Sheikh Mohammad Wahid Uz Zaman is a retired secretary, principal secretary to the Prime Minister's Office of Prime Minister Sheikh Hasina, and chairman of Janata Bank.

== Early life ==
Zaman's mother was Nur Jahan Goni. His father was M. A. Ghani, founder of Ramapal College in Bagerhat District. He fought in the Bangladesh Liberation War. He studied political science at the University of Dhaka.

==Career==
Zaman joined the Bangladesh Civil Service in 1979.

Zaman was the chairman of Centre for Environmental and Geographic Information Services. He was chairman of Institute of Water Modelling. Zaman was the secretary of the Ministry of Science and Technology in 2008.

Zaman was the secretary of the Ministry of Water Resources in 2010. It was speculated he would be made Cabinet Secretary in 2011. In October 2011, he was appointed principal secretary to the Prime Minister's Office.

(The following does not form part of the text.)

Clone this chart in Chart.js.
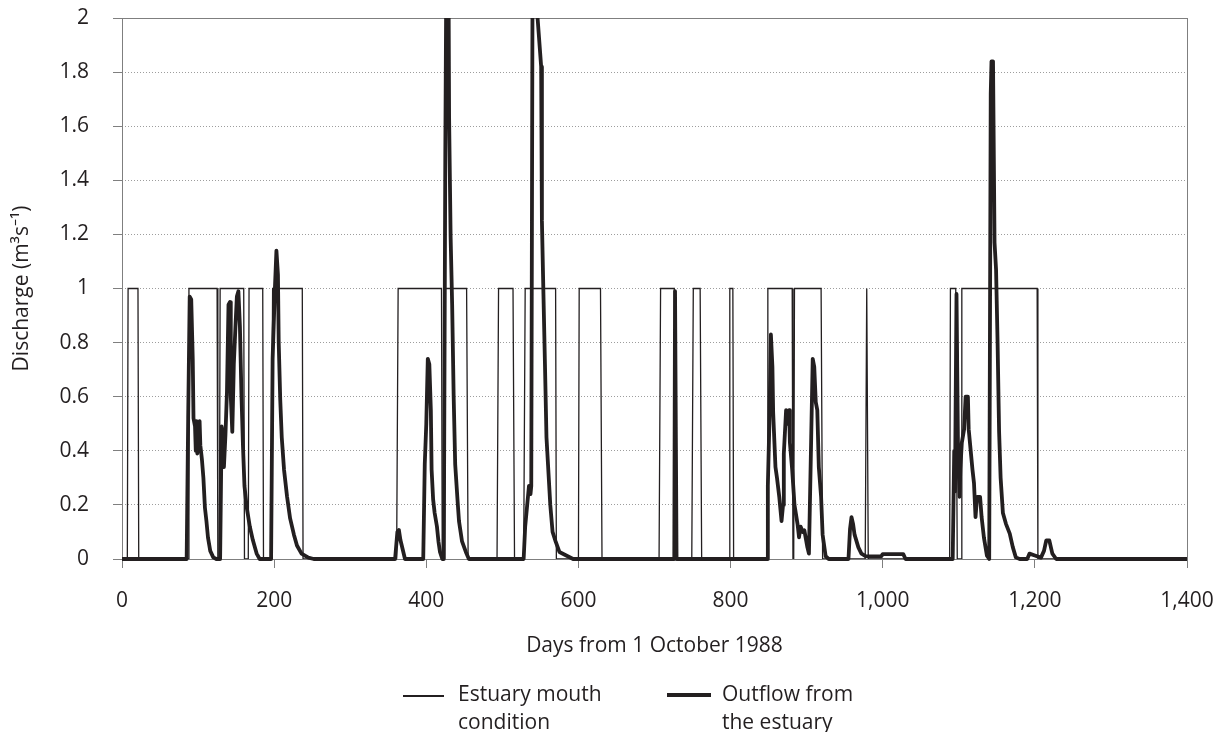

Zaman's term as principal secretary to the Prime Minister's Office of Prime Minister Sheikh Hasina ended in February 2014. He served with Molla Waheeduzzman and Abdus Sobhan Golap. Abdus Sobhan Sikder succeeded Zaman as the principal secretary.

In December 2014, Zaman was appointed chairman of Janata Bank replacing Abul Barkat. He denied allegations of disbursing irregular loans against him. He blamed the board of directors and management of the bank for the loans to AnonTex Group. Initially Hedayetullah Al Mamun was appointed to replace him but following criticism Luna Shamsuddoha was appointed chairman.

Following the fall of Sheikh Hasina led Awami League government, the Anti Corruption Commission began an investigation into former bureaucrats such as Zaman, Kabir Bin Anwar, Khandaker Anwarul Islam, Kamal Abdul Naser Chowdhury, Mohammad Shafiul Alam, Mohammad Musharraf Hossain Bhuiyan, Ahmad Kaikaus, Abdus Sobhan Sikder, Abul Kalam Azad.